Ed Gilbert wrote:I have a general question about what others are doing in qsearch. I tried to improve the qsearch in my English checkers program recently, but didn't get the results I expected. Because of the way I structured the search many years ago, it does not have a separate qsearch function. It's all done as portions of one search function, by taking different paths when depth <= 0. There is no hashtable probing or search reductions, but most other things still occur, such as repetition draw detection, egdb probing, and move sorting based on history and killers. So I thought, because it would be more efficient to move this into a separate qsearch function which could avoid multiple branches that now skip hashtable probing and storing, IID, LMR and other reductions, this should be faster. I also skipped history and killer table lookups and sorting of the movelist in this new qsearch function, so that is the primary functional difference between the original and new code. My results with the new qsearch function are that the search is about 25% faster in pure nodes/sec, but it tests a little worse in engine matches. Since the main difference is that my new qsearch no longer does movelist sorting, I'm guessing that is the reason. So I'm wondering if any of the other programmers have experience with sorting or not sorting the movelists in qsearch. I expect this also depends on what moves are searched in qsearch. If only captures are extended then probably the movelists are short and not worth sorting, but when non-side captures occur, those are just typical non-capture movelists.

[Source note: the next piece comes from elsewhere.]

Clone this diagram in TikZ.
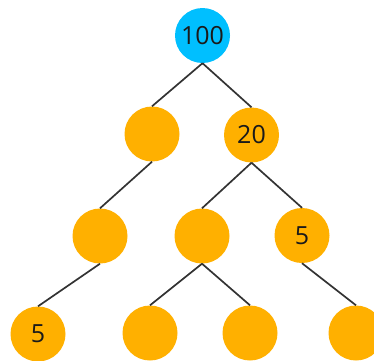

To keep it fast I try to keep qsearch as simple as possible, I only sort at rank and try to move with the most advanced man first, this is accomplished by the move-generator. I don't probe the hash-table in quiescence, updating and probing the hash-table is very costly and slows down my program to a crawl, another problem is that the hash-table gets overloaded very quickly when you stuff 100 million nodes/sec. into it. The moves that I search in quiescence are captures, promotions and moves that trigger a non losing exchange and maybe I will add moves with the foremost man when it is free to move (like moves with an advanced passed pawn in chess). This scheme looks very much like what Fabien is doing, I did almost the same in my 1992 engine, it is a bit top heavy sometimes but it seems to work fine. Since most moves in quiescence are non reversible I check in the last version of my engine only at depth zero for repetitions and in this case there is no need to update the Zobrist hash in quiescence which gives it another small boost.
When I enable your EGDB (in quiescence) I only use non cached data in the PV and at non PV nodes I only use cached data, this helps to keep the slowdown in the order of a factor of 2.